Task instructions
Using the material below, repeat exactly the lines from the one with "Output the Python" through the one with "from matplotlib import pyplot as plt", ends included, without any images.

Record excerpts
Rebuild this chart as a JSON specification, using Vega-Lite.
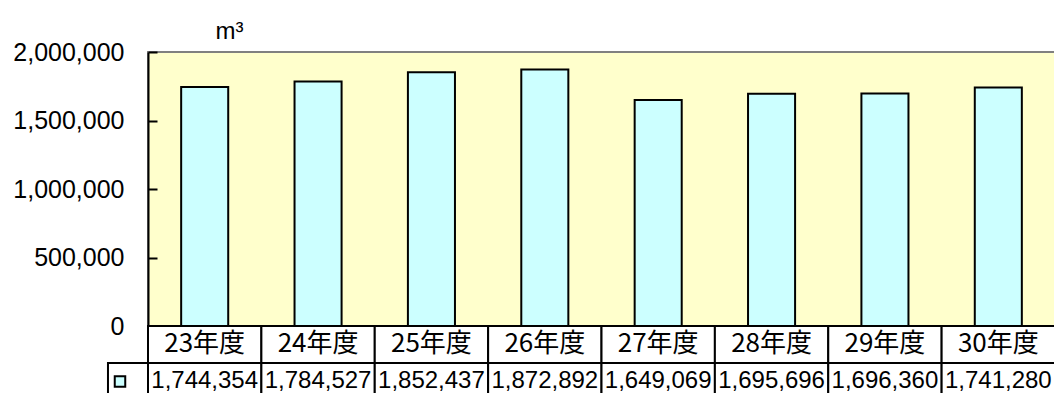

--

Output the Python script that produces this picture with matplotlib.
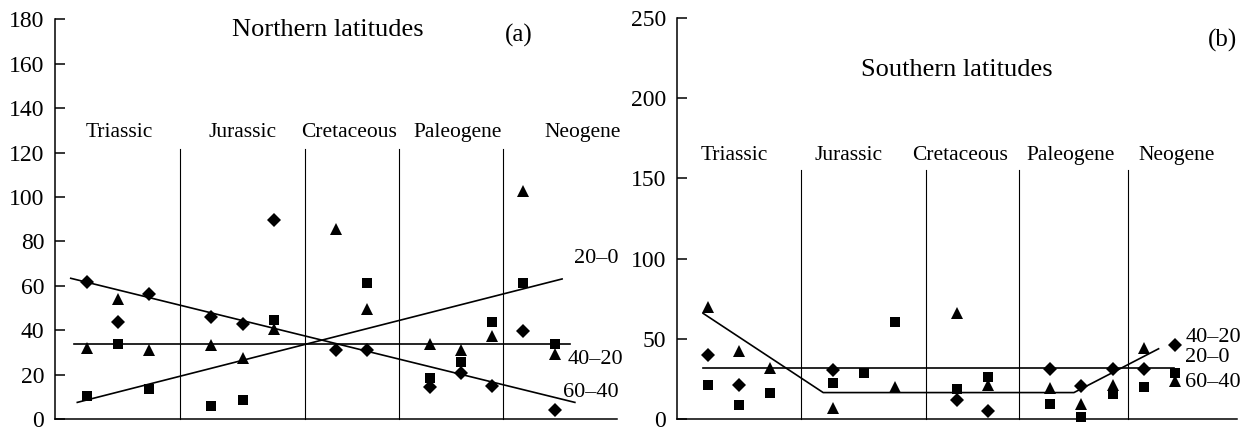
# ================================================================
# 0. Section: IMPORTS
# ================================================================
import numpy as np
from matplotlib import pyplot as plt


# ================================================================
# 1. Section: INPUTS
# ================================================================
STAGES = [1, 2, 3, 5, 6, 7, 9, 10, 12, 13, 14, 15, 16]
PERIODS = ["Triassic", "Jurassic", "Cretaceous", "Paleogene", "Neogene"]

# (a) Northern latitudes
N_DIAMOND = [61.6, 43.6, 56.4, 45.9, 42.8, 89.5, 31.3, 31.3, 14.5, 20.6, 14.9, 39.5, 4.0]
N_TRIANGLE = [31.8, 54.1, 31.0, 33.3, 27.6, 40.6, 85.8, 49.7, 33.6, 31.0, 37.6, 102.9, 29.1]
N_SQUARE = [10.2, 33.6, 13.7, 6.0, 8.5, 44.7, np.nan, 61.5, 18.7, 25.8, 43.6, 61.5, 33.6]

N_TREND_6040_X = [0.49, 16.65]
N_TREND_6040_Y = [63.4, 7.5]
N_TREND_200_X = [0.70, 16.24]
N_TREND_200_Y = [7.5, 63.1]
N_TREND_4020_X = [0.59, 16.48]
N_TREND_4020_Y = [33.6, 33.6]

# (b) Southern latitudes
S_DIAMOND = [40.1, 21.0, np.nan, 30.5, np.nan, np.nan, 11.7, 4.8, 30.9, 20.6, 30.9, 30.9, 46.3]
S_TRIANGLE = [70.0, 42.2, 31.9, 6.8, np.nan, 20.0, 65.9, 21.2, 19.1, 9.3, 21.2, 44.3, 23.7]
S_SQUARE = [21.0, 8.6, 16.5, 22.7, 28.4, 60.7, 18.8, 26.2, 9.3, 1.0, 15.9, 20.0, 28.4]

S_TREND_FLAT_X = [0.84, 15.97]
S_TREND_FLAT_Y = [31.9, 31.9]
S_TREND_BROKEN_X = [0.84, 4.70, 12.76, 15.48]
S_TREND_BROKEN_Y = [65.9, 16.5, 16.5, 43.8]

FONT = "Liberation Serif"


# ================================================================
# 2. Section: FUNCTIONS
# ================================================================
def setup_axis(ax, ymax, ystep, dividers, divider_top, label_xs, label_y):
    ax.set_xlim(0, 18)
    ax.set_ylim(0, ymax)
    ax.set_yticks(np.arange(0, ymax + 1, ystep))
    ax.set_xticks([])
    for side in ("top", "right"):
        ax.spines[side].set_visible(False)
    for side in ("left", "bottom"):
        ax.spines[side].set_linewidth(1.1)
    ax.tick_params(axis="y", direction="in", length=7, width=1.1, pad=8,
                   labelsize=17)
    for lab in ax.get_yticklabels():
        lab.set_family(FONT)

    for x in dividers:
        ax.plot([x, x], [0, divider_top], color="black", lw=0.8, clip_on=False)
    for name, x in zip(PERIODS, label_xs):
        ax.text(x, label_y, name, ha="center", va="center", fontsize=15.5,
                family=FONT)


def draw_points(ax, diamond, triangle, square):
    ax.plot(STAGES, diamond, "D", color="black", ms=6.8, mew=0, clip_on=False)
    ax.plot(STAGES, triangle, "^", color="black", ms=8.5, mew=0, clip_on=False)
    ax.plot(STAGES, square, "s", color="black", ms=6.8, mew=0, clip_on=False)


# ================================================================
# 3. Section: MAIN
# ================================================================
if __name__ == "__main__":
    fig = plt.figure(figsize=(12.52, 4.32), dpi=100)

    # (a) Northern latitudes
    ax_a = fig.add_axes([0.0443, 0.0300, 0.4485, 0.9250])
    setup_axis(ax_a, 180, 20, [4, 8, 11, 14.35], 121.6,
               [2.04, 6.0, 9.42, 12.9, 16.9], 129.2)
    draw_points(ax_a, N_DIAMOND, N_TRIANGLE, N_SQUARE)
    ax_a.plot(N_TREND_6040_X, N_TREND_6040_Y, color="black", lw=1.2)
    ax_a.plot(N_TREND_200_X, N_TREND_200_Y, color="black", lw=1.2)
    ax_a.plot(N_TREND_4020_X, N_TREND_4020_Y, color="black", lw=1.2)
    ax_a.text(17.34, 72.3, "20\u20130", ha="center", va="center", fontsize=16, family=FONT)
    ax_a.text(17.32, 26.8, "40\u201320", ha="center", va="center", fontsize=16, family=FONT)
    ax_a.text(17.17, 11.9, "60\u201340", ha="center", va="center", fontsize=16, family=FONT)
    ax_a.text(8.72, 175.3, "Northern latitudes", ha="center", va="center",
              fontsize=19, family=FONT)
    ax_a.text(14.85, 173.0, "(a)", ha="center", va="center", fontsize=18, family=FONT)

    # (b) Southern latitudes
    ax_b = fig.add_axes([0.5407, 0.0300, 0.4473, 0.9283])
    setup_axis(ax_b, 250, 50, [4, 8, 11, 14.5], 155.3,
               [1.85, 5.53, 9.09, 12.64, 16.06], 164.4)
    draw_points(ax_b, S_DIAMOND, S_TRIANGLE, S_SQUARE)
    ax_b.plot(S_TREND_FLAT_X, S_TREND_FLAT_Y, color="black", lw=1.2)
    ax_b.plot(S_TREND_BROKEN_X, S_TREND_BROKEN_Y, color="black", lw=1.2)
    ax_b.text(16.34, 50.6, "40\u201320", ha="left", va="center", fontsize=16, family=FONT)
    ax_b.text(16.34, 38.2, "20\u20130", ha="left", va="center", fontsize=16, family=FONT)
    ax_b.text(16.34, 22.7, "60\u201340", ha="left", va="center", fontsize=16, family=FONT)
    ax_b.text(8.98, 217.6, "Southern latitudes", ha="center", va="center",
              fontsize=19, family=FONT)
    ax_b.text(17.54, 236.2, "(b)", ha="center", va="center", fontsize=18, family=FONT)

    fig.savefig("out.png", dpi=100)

---

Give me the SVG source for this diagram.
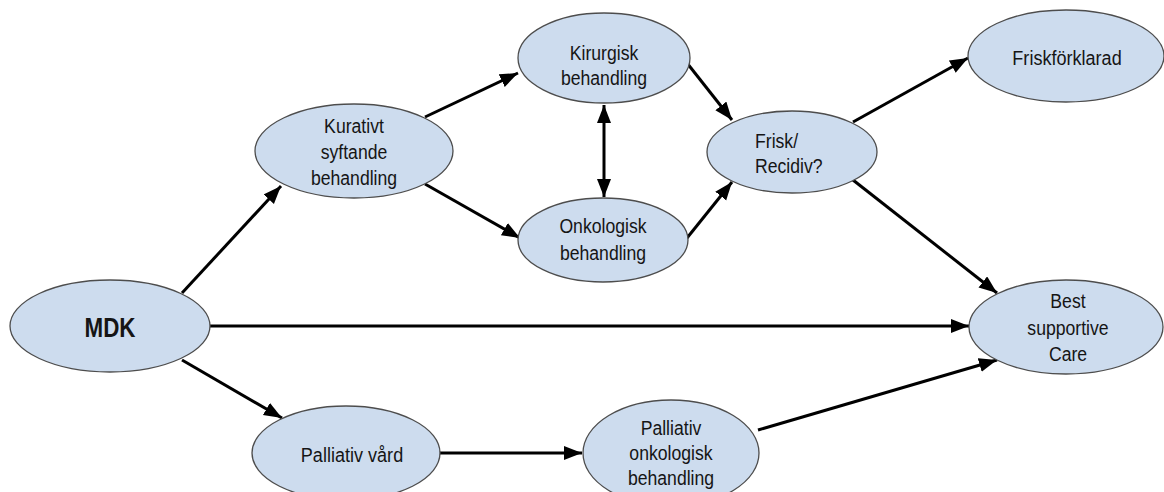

Output of the exercise
Output the Python script that produces this picture with matplotlib.
# ================================================================
# 0. Section: IMPORTS
# ================================================================
import numpy as np
from matplotlib import pyplot as plt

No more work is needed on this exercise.